The population of Erzerum, especially the Armenian element, has undergone a remarkable oscillation during the nineteenth century. In 1827 it appears to have numbered as many as 130,000 souls.[5] Another but lower estimate gives a total at that period of 16,378 families, or from 80,000 to 100,000 souls. Of these 3950 families, or from 19,000 to 24,000 people, were Armenians of the national religion.[6] The Russian occupation of the city in 1829 was followed in 1830 by a general emigration of the Armenian inhabitants, who followed the Russian armies upon its evacuation. Those were the days when Russia was assisted to her conquests by Armenians and hailed by them as a deliverer. Numbers of their countrymen—it is said by Armenians not less than 40,000—had already emigrated into the Russian provinces from the frontier districts of Persia in the train of the Russian army when it retired from Tabriz at the peace of Turkomanchai (1828).[7] What with the exodus of Armenians both from the city and the plain—which before those times was probably inhabited by an Armenian majority—and the various calamities of a disastrous war, the population of Erzerum had declined to a total of not more than 15,000 souls in 1835.[8] Only 120 Armenian families are said to have remained behind.[9] At the time of my first visit the inhabitants numbered about 40,000, exclusive of a garrison of 5000 or 6000 men.

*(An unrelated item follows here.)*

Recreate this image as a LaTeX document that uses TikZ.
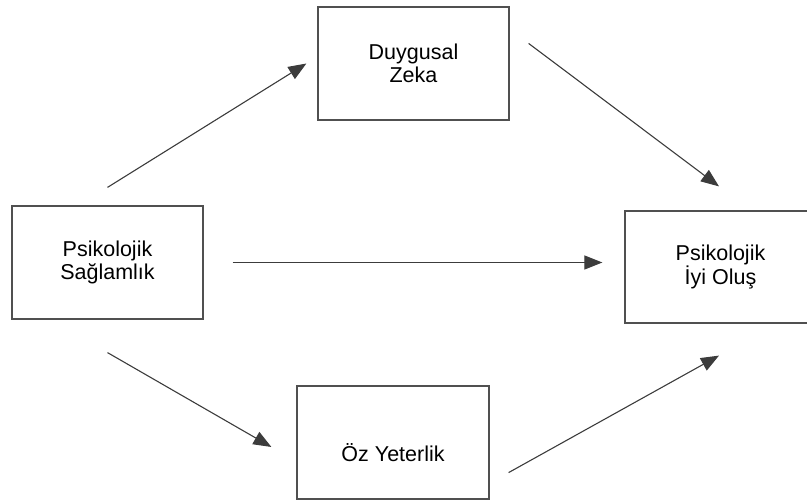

The official figures assigned some 10,500 to the Armenians, 26,500 to the Mussulmans, 1400 to the Persians and strangers, and about 500 to the Greeks. Of the Armenians some 500 succumbed in the great massacre of 1898. It is evident, however, that the town has been returning to its former condition; and there can be no doubt that with the most moderate instalment of tolerable government the older figures would be soon surpassed. I was informed by the Persian Consul that some 30,000 to 40,000 head of camel were yearly counted as having passed through the city. The money spent by their owners for provisions and sundries in Erzerum amounts to about £T90,000 or, in sterling, £81,000 a year. Such is the value to the city of the Persian trade.

Fig. 164. Erzerum and its Plain from the South.